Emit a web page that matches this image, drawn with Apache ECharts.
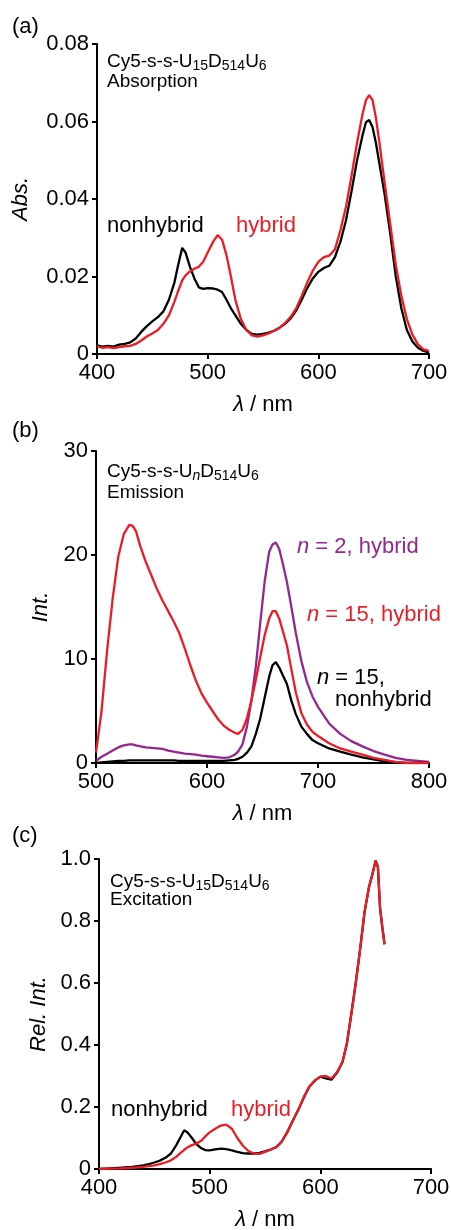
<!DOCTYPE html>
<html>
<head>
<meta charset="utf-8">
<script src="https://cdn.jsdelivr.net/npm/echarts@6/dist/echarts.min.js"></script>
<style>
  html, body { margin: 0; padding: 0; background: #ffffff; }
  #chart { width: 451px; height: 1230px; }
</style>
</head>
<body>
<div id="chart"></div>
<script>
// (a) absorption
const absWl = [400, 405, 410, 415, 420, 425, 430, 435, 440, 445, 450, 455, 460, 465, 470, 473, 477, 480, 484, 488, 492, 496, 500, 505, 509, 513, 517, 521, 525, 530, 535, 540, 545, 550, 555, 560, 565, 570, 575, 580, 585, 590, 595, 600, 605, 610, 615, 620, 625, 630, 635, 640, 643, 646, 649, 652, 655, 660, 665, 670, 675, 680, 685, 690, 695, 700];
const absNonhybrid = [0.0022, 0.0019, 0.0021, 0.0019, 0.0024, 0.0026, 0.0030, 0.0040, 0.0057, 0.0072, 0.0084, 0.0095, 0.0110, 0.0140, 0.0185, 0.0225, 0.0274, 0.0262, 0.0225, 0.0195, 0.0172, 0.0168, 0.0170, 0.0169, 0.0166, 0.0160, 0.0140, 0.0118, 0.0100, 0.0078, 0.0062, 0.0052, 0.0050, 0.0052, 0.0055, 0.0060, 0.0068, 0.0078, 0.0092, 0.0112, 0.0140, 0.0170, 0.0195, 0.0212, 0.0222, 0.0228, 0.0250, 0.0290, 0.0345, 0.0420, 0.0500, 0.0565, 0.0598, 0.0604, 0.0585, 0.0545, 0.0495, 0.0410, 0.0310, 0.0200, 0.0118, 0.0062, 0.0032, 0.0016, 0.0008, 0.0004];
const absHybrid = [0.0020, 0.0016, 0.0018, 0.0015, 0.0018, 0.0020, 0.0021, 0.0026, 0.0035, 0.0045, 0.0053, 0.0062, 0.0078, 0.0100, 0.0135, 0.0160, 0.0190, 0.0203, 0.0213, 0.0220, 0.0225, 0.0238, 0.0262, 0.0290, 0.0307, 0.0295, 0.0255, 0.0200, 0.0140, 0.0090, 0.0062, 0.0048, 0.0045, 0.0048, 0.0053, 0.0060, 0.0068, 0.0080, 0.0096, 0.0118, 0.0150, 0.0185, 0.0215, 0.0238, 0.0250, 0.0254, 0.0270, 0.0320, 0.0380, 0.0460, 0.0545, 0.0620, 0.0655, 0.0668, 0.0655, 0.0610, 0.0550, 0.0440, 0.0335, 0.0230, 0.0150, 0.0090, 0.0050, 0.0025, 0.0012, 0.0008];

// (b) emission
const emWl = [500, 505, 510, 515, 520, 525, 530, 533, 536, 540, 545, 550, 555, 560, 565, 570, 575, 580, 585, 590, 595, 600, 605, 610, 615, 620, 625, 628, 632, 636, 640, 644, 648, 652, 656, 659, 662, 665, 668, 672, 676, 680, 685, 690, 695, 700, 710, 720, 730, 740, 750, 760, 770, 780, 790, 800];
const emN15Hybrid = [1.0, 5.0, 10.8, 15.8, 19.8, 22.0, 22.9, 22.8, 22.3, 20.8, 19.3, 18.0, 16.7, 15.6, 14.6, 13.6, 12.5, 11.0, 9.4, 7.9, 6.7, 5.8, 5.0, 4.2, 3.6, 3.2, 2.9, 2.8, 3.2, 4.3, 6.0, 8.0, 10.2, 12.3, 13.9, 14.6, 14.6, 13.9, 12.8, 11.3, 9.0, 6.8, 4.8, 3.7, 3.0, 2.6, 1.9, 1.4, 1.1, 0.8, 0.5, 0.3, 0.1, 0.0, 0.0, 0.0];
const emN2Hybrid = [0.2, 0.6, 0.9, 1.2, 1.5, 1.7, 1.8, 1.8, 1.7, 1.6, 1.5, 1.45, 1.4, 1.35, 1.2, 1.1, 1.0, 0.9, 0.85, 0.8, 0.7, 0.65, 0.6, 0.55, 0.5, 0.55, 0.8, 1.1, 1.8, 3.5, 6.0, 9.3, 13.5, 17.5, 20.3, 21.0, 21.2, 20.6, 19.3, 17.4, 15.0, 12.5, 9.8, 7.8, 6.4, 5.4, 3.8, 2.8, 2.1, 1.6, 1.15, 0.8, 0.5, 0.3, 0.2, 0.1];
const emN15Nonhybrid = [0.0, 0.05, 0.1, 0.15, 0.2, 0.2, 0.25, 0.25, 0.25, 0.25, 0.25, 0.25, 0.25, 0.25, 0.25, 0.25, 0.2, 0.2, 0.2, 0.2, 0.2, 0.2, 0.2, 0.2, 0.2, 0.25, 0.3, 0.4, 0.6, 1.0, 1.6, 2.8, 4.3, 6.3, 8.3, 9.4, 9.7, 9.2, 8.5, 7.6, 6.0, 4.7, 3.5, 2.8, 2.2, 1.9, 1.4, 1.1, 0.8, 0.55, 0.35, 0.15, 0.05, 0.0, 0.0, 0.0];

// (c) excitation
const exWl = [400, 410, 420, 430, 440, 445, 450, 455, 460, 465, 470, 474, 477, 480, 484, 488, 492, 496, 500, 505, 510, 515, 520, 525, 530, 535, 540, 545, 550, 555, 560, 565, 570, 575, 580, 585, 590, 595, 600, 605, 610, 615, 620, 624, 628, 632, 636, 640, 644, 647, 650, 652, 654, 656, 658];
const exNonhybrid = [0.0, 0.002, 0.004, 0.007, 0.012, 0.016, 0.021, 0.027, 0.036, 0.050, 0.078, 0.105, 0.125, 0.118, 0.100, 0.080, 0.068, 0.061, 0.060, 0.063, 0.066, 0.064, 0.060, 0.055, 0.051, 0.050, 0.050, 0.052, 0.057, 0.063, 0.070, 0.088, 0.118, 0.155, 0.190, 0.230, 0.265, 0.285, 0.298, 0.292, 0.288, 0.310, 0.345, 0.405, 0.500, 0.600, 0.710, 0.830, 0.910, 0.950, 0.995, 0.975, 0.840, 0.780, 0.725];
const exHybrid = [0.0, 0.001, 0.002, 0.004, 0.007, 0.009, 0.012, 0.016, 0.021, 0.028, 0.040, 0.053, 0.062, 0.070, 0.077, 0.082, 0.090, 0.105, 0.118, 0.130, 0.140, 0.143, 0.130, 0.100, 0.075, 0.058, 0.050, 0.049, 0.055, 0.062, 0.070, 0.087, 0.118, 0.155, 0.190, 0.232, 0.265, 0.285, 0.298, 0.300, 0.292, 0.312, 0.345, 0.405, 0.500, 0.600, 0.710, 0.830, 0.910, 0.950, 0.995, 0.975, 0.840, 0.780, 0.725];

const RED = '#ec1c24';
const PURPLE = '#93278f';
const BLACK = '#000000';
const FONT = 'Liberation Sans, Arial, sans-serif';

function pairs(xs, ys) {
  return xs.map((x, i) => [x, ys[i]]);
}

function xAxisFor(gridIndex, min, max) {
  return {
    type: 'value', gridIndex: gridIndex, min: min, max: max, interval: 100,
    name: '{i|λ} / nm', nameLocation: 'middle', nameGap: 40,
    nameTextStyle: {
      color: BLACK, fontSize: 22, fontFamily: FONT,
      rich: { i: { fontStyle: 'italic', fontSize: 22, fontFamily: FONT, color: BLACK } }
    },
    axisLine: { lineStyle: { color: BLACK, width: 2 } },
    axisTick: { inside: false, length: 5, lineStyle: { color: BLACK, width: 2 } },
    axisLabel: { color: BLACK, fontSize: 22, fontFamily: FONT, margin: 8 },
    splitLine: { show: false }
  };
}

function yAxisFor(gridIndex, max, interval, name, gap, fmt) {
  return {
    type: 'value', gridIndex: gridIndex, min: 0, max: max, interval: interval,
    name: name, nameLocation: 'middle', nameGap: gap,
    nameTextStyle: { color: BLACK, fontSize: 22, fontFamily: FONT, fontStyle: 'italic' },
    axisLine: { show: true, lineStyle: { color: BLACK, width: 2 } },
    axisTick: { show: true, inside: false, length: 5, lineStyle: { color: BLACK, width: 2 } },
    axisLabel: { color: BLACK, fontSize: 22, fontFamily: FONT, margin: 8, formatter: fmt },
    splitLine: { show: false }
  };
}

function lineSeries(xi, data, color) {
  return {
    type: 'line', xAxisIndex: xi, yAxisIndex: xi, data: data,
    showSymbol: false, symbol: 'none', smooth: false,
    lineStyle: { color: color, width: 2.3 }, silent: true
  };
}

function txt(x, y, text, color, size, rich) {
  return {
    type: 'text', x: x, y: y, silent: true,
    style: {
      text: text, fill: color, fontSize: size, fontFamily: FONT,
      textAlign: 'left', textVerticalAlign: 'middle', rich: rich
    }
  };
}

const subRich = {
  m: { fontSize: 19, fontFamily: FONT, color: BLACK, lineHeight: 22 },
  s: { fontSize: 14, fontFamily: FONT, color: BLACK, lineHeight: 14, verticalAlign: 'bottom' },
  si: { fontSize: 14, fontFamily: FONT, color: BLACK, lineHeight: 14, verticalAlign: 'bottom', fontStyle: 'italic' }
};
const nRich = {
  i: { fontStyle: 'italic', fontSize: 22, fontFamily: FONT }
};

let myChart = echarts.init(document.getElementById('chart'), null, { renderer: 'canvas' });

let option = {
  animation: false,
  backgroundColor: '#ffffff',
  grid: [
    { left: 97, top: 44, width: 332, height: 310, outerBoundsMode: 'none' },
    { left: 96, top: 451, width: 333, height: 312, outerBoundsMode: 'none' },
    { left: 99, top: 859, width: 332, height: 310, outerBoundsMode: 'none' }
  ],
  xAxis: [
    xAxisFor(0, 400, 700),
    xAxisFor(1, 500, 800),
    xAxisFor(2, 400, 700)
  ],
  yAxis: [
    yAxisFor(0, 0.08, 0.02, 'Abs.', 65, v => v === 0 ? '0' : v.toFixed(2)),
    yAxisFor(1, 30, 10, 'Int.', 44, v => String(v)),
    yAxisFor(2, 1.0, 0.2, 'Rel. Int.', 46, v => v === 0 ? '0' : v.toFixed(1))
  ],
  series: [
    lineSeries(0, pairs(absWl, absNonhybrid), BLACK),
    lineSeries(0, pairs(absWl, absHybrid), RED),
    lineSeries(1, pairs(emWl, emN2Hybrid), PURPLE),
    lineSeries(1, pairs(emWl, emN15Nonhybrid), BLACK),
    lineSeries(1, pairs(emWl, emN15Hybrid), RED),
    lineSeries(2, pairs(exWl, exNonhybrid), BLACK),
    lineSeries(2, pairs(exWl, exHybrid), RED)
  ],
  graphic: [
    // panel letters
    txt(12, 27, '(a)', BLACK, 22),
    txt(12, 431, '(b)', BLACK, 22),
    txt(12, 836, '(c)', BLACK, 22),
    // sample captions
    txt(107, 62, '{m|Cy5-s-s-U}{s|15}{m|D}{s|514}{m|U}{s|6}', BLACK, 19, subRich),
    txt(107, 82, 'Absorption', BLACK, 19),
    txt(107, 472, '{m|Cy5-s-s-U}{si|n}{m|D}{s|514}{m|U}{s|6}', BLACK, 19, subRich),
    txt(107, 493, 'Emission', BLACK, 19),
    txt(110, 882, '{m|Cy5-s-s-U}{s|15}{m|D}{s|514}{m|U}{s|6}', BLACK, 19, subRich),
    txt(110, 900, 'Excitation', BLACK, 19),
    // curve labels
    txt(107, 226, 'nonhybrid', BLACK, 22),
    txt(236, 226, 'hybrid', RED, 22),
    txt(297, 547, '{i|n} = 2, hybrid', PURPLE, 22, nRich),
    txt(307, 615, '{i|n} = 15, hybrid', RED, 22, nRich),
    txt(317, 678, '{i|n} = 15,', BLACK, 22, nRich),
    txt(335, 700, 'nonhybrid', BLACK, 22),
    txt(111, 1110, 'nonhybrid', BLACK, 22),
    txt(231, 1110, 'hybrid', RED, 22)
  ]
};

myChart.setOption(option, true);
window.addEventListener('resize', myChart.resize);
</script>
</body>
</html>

--

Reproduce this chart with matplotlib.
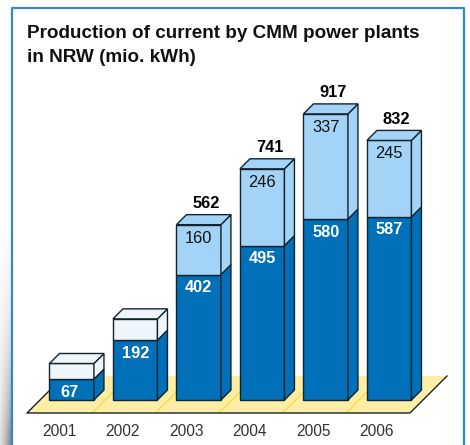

* * *

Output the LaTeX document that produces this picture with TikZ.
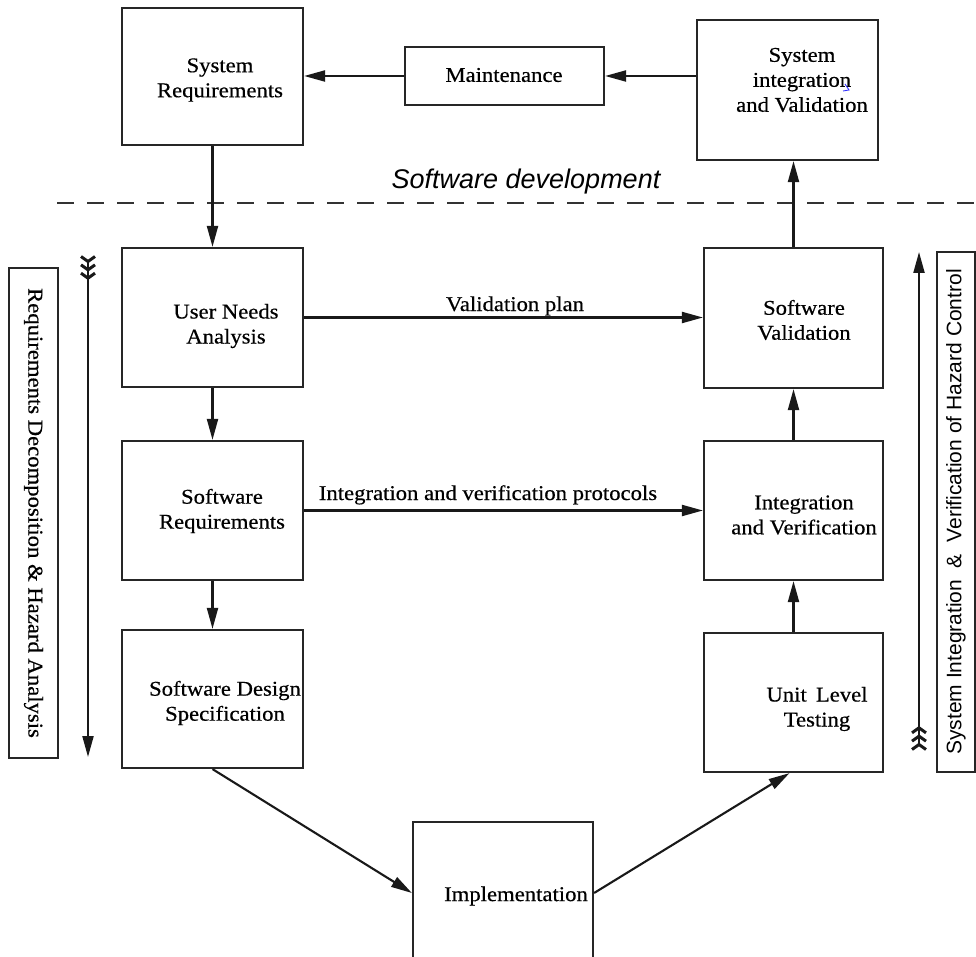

What you are asked to do — Report how many lines above hold the string "with", giving nothing but the number.

Solution to this exercise — 3